Inwiefern spielt autonomes Fahren eine Rolle im Öffentlichen Nahverkehr? Was haben autonomes Fahren, Verkehrswende und gute Arbeit miteinander zu tun? Welche Chancen birgt der Einsatz autonom fahrender Fahrzeuge im ÖPNV und vor welchen Herausforderungen stehen wir in diesem Zusammenhang?
Um diese Fragen und noch viele weitere drehte sich die von der Kooperationsstelle Hochschulen und Gewerkschaften Osnabrück und der Niedersachsen Allianz für Nachhaltigkeit organisierten Veranstaltung im Rahmen der Digitalen Woche an der Universität Osnabrück.

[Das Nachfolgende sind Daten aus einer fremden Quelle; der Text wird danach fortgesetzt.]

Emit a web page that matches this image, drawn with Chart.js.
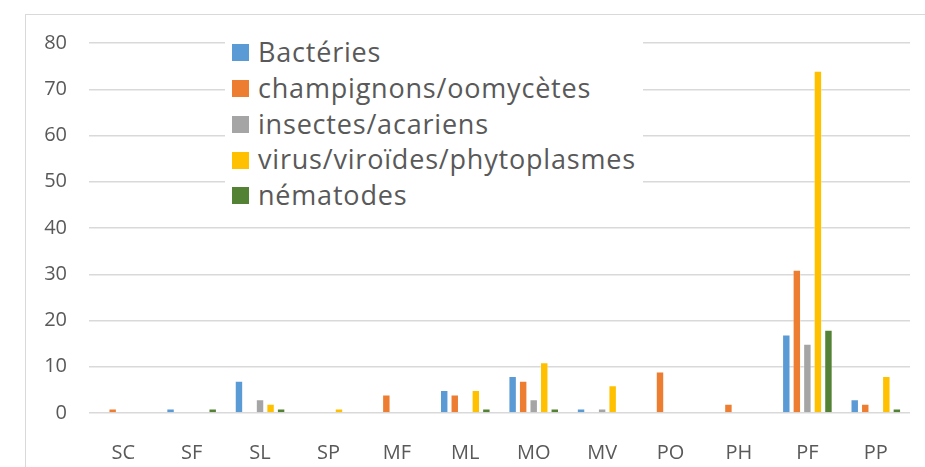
<!DOCTYPE html>
<html>
<head>
<meta charset="utf-8">
<script src="https://cdn.jsdelivr.net/npm/chart.js@4"></script>
<style>
body { margin: 0; background: #fff; }
#wrap { position: relative; width: 925px; height: 467px; overflow: hidden; }
#frame { position: absolute; left: 25px; top: 14px; width: 1000px; height: 600px; border-left: 1.5px solid #d9d9d9; border-top: 1.5px solid #d9d9d9; }
#chart { position: absolute; left: 0; top: 0; }
#legend { position: absolute; left: 225px; top: 30px; width: 418px; height: 186px; background: #fff; font-family: 'Open Sans'; font-size: 27px; letter-spacing: 0.8px; color: #595959; }
.item { position: absolute; left: 7px; height: 36px; line-height: 36px; white-space: nowrap; }
.box { display: inline-block; width: 17px; height: 17px; margin-right: 9px; vertical-align: middle; position: relative; top: -2px; }
</style>
</head>
<body>
<div id="wrap">
  <div id="frame"></div>
  <canvas id="chart" width="925" height="467"></canvas>
  <div id="legend"></div>
</div>
<script>
const categories = ['SC', 'SF', 'SL', 'SP', 'MF', 'ML', 'MO', 'MV', 'PO', 'PH', 'PF', 'PP'];
const bacteries = [0, 1, 7, 0, 0, 5, 8, 1, 0, 0, 17, 3];
const champignons = [1, 0, 0, 0, 4, 4, 7, 0, 9, 2, 31, 2];
const insectes = [0, 0, 3, 0, 0, 0, 3, 1, 0, 0, 15, 0];
const virus = [0, 0, 2, 1, 0, 5, 11, 6, 0, 0, 74, 8];
const nematodes = [0, 1, 1, 0, 0, 1, 1, 0, 0, 0, 18, 1];
const yTicks = [0, 10, 20, 30, 40, 50, 60, 70, 80];

const textColor = '#595959';
const tickFont = { family: 'Open Sans', size: 20 };

const series = [
    { label: 'Bactéries', data: bacteries, color: '#5B9BD5' },
    { label: 'champignons/oomycètes', data: champignons, color: '#ED7D31' },
    { label: 'insectes/acariens', data: insectes, color: '#A5A5A5' },
    { label: 'virus/viroïdes/phytoplasmes', data: virus, color: '#FFC000' },
    { label: 'nématodes', data: nematodes, color: '#548235' }
];

const ctx = document.getElementById('chart').getContext('2d');
const chart = new Chart(ctx, {
    type: 'bar',
    data: {
        labels: categories,
        datasets: series.map(s => ({
            label: s.label,
            data: s.data,
            backgroundColor: s.color,
            borderColor: 'rgba(255, 255, 255, 0.35)',
            borderWidth: 1,
            categoryPercentage: 0.77,
            barPercentage: 0.8
        }))
    },
    options: {
        responsive: false,
        animation: false,
        layout: { padding: { top: 43, right: 15, left: 0, bottom: 0 } },
        plugins: {
            legend: { display: false },
            tooltip: { enabled: false }
        },
        scales: {
            x: {
                grid: { display: false },
                border: { display: false },
                ticks: { color: textColor, font: tickFont, padding: 20 },
                afterFit(s) { s.height = 54; }
            },
            y: {
                min: yTicks[0],
                max: yTicks[yTicks.length - 1],
                afterBuildTicks(s) { s.ticks = yTicks.map(v => ({ value: v })); },
                grid: { color: '#d9d9d9', lineWidth: 1.5, drawTicks: false },
                border: { display: false },
                ticks: { color: textColor, font: tickFont, padding: 22 },
                afterFit(s) { s.width = 89; }
            }
        }
    }
});

// legend drawn over the plot, like the original
const legend = document.getElementById('legend');
chart.data.datasets.forEach((ds, i) => {
    const item = document.createElement('div');
    item.className = 'item';
    item.style.top = (4 + i * 35.8) + 'px';
    const box = document.createElement('span');
    box.className = 'box';
    box.style.background = ds.backgroundColor;
    item.appendChild(box);
    item.appendChild(document.createTextNode(ds.label));
    legend.appendChild(item);
});
</script>
</body>
</html>
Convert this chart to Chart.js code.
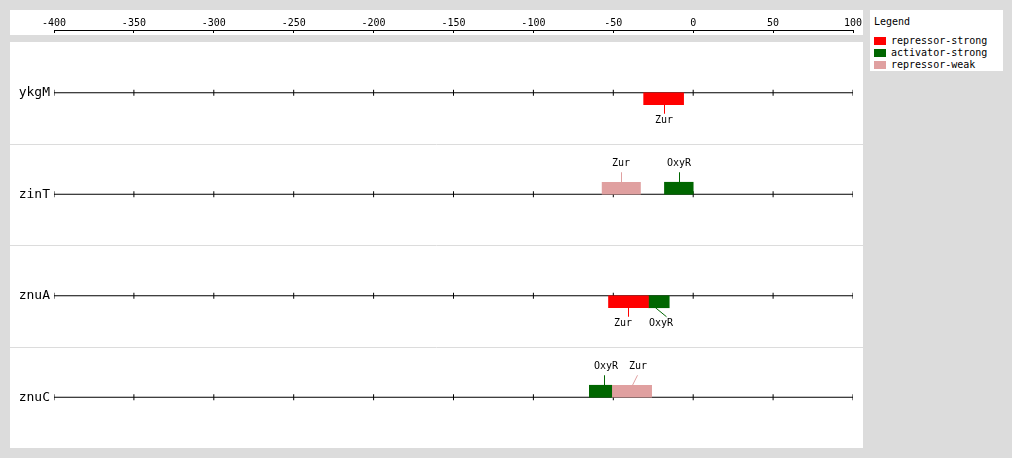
<!DOCTYPE html>
<html><head><meta charset="utf-8">
<script src="https://cdn.jsdelivr.net/npm/chart.js@4.4.1/dist/chart.umd.min.js"></script>
<style>
html,body{margin:0;padding:0;background:#dcdcdc;width:1012px;height:458px;overflow:hidden;}
#axisPanel{position:absolute;left:10px;top:10px;width:853px;height:25px;background:#fff;}
#mainPanel{position:absolute;left:10px;top:42px;width:853px;height:406px;background:#fff;}
canvas{display:block;}
#legend{position:absolute;left:870px;top:10px;width:133px;height:61px;background:#fff;font:10px "DejaVu Sans Mono",monospace;color:#000;}
#legend .title{position:absolute;left:4px;top:6px;line-height:12px;}
#legend .item{position:absolute;left:4px;height:12px;line-height:12px;white-space:nowrap;}
#legend .sw{position:absolute;left:0;top:2px;width:12px;height:8px;}
#legend .tx{position:absolute;left:17px;top:0;}
</style></head>
<body>
<div id="axisPanel"><canvas id="axisCanvas" width="853" height="25" style="width:853px;height:25px"></canvas></div>
<div id="mainPanel"><canvas id="mainCanvas" width="853" height="406" style="width:853px;height:406px"></canvas></div>
<div id="legend"><div class="title">Legend</div></div>
<script>
// ---- data ----
const genes = ['ykgM', 'zinT', 'znuA', 'znuC'];
const tickValues = [-400, -350, -300, -250, -200, -150, -100, -50, 0, 50, 100];
const types = ['repressor-strong', 'activator-strong', 'repressor-weak'];
const typeColors = ['#ff0000', '#006600', '#e0a0a0'];
const siteGene   = ['ykgM', 'zinT', 'zinT', 'znuA', 'znuA', 'znuC', 'znuC'];
const siteTF     = ['Zur', 'Zur', 'OxyR', 'Zur', 'OxyR', 'OxyR', 'Zur'];
const siteType   = ['repressor-strong', 'repressor-weak', 'activator-strong', 'repressor-strong', 'activator-strong', 'activator-strong', 'repressor-weak'];
const siteStrand = ['-', '+', '+', '-', '-', '+', '+'];
const siteStart  = [-31, -57, -18, -53, -28, -65, -51];
const siteEnd    = [-6, -33, 0, -28, -15, -51, -26];

// ---- label layout (pixel nudges: connector start, connector end, label centre) ----
const labelNudge = [[0,0,0],[0,0,0],[0,0,0],[0,0,-5],[-4,7,2],[3,3,5],[0,5,6]];

const FONT = '"DejaVu Sans Mono", monospace';
const xMin = tickValues[0], xMax = tickValues[tickValues.length - 1];

// legend
const legendEl = document.getElementById('legend');
types.forEach((t, i) => {
  const it = document.createElement('div');
  it.className = 'item';
  it.style.top = (25 + 12 * i) + 'px';
  it.innerHTML = '<span class="sw" style="background:' + typeColors[i] + '"></span><span class="tx">' + t + '</span>';
  legendEl.appendChild(it);
});

const noPad = s => { s.paddingLeft = 0; s.paddingRight = 0; s.paddingTop = 0; s.paddingBottom = 0; };

// ---- top axis chart ----
new Chart(document.getElementById('axisCanvas'), {
  type: 'scatter',
  data: { datasets: [] },
  options: {
    responsive: false, animation: false, events: [],
    layout: { padding: { left: 44, right: 10, top: 0, bottom: 0 } },
    plugins: { legend: { display: false }, tooltip: { enabled: false } },
    scales: {
      x: {
        type: 'linear', position: 'top', min: xMin, max: xMax,
        afterBuildTicks: s => { s.ticks = tickValues.map(v => ({ value: v })); },
        afterFit: s => { s.height = 20; noPad(s); },
        ticks: { color: '#000', font: { family: FONT, size: 10 }, padding: 4, maxRotation: 0, autoSkip: false },
        grid: { drawOnChartArea: false, drawTicks: true, tickLength: -3, color: '#000', lineWidth: 1 },
        border: { display: true, color: '#000', width: 1 }
      },
      y: { display: false }
    }
  }
});

// ---- main chart ----
const stackOf = { '+': 'above', '-': 'below' };
const slots = [];
const siteRef = [];
['+', '-'].forEach(strand => {
  siteGene.forEach((g, i) => {
    if (siteStrand[i] !== strand) return;
    const gi = genes.indexOf(g);
    const stack = stackOf[strand];
    let slot = slots.find(s => s.stack === stack && s.data[gi] === null);
    if (!slot) {
      slot = { stack, data: genes.map(() => null), colors: genes.map(() => 'rgba(0,0,0,0)') };
      slots.push(slot);
    }
    const c = typeColors[types.indexOf(siteType[i])];
    slot.data[gi] = [siteStart[i], siteEnd[i]];
    slot.colors[gi] = c;
    siteRef[i] = { ds: slots.indexOf(slot), gi, color: c };
  });
});

const datasets = slots.map((s, k) => ({
  type: 'bar', label: 'sites' + k, stack: s.stack, data: s.data,
  backgroundColor: s.colors, borderWidth: 0, borderSkipped: false,
  barThickness: 12, order: 0
}));
genes.forEach(g => {
  datasets.push({
    type: 'line', label: g, order: 1,
    data: tickValues.map(v => ({ x: v, y: g })),
    borderColor: '#000', borderWidth: 1,
    pointStyle: 'line', rotation: 90, pointRadius: 3, pointHoverRadius: 3,
    pointBorderColor: '#000', pointBorderWidth: 1, pointBackgroundColor: '#000'
  });
});

const rowSeparators = {
  id: 'rowSeparators',
  beforeDatasetsDraw(chart) {
    const y = chart.scales.y, ctx = chart.ctx;
    ctx.save();
    ctx.strokeStyle = '#dcdcdc';
    ctx.lineWidth = 1;
    for (let i = 1; i < genes.length; i++) {
      const p = Math.round((y.getPixelForValue(i - 1) + y.getPixelForValue(i)) / 2) + 0.5;
      ctx.beginPath(); ctx.moveTo(0, p); ctx.lineTo(chart.width, p); ctx.stroke();
    }
    ctx.restore();
  }
};

const siteLabels = {
  id: 'siteLabels',
  afterDatasetsDraw(chart) {
    const ctx = chart.ctx;
    ctx.save();
    ctx.font = '10px ' + FONT;
    ctx.textAlign = 'center';
    ctx.textBaseline = 'middle';
    ctx.lineWidth = 1;
    siteRef.forEach((r, i) => {
      const el = chart.getDatasetMeta(r.ds).data[r.gi];
      const p = el.getProps(['x', 'base', 'y', 'height'], true);
      const cx = (p.x + p.base) / 2;
      const [a, b, c] = labelNudge[i];
      const above = siteStrand[i] === '+';
      const edge = above ? p.y - p.height / 2 : p.y + p.height / 2;
      const end = above ? edge - 10 : edge + 9;
      const ty = above ? edge - 18.5 : edge + 16;
      ctx.strokeStyle = r.color;
      ctx.beginPath();
      ctx.moveTo(Math.round(cx + a) + 0.5, edge);
      ctx.lineTo(Math.round(cx + b) + 0.5, end);
      ctx.stroke();
      ctx.fillStyle = '#000';
      ctx.fillText(siteTF[i], Math.round(cx + c), ty);
    });
    ctx.restore();
  }
};

new Chart(document.getElementById('mainCanvas'), {
  type: 'bar',
  data: { labels: genes, datasets },
  plugins: [rowSeparators, siteLabels],
  options: {
    indexAxis: 'y',
    responsive: false, animation: false, events: [],
    layout: { padding: { left: 0, right: 10, top: 0, bottom: 0 }, autoPadding: false },
    plugins: { legend: { display: false }, tooltip: { enabled: false } },
    scales: {
      x: { type: 'linear', display: false, min: xMin, max: xMax, stacked: false },
      y: {
        type: 'category', offset: true, stacked: true,
        afterFit: s => { s.width = 44; noPad(s); },
        ticks: { color: '#000', font: { family: FONT, size: 13 }, padding: 4 },
        grid: { display: false, drawTicks: false },
        border: { display: false }
      }
    }
  }
});
</script>
</body></html>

Referent Yannick Thoma von agora Verkehrswende führte in das Thema ein und prognostizierte, für die sozial-ökologische Transformation brauche es bis 2045 im Vergleich zu heute mehr als das Doppelte an Bus und Bahn. Überdies sei der ÖPNV auch stark vom demografischen Wandel betroffen: bis 2030 werden jährlich circa 6000 Arbeitnehmer*innen in ihren wohlverdienten Ruhestand treten. Sie hinterlassen eine große Personallücke. Dabei ist die Lage schon jetzt prekär, denn ein Viertel der deutschen Bevölkerung leide bereits heute unter einer schlechten Anbindung an den ÖPNV. Zu den Schlusslichtern gehört neben Sachsen-Anhalt unter anderem auch Niedersachsen. Vor diesem Hintergrund sei die Forcierung Autonomen Fahrens im ÖPNV von zentraler Bedeutung für eine Mobilitätswende. Ohne Automatisierung, so die These des Referenten, wird es bis 2030 sonst noch weniger ÖPNV-Angebote geben als bereits heute bestehen.
Mit der rechtlichen Rahmensetzung für autonomes Fahren hat Deutschland bereits die Weichen in Richtung Zukunft gestellt. 2024 wurde noch von der Ampel-Regierung eine Strategie zum Autonomen Fahren verabschiedet. Die aktuelle Bundesregierung hat sich ebenfalls vorgenommen einen Leitmarkt für autonomes Fahren zu schaffen. Allerdings werden bisher nur Modellregionen gefördert, deren Projekte nach dem Ende der Testversion in der Regel wieder verschwinden. Als gelungene Vorzeigeprojekte können jedoch KIRA in Offenbach/ Darmstadt und AHOI in Hamburg genannt werden. Seit September 2025 wird Albus auf einer bestehenden Linie in einem Vorort von Hannover erprobt.
Reiner Schäl vom ver.di-Landesbezirk Weser-Ems bewertete im Anschluss das Thema aus gewerkschaftlicher Sicht. Er bestätigte, dass der bestehende Personalmangel schon heute zu einem Angebotsrückgang durch längere Taktungen und der Einstellung ganzer Linien v.a. im ländlichen Raum führt. Gleichzeitig bedarf eine Automatisierung nicht unbedingt weniger Personal, sondern bringt im Wesentlichen veränderte und neue Berufsbilder mit sich. Zudem hängt der ÖPNV existenziell von der öffentlichen Finanzierung durch die Kommunen ab. Diese sehen sich jedoch nicht in der Lage, eine ausreichende Finanzierung des ÖPNVs sicherzustellen. Dabei braucht es weitreichende finanzielle Mittel, um den Verkehr vom motorisierten Individualverkehr – der noch immer 75% des Verkehrs ausmacht und zu hohen CO2-Emissionen im Verkehrssektor führt – zu verlagern. Wer diese Probleme lösen und damit eine ökologische und soziale Mobilitätswende erzielen will, muss nicht nur in öffentliches Autonomes Fahren investieren, sondern generell den ÖPNV massiv stärken und ausbauen.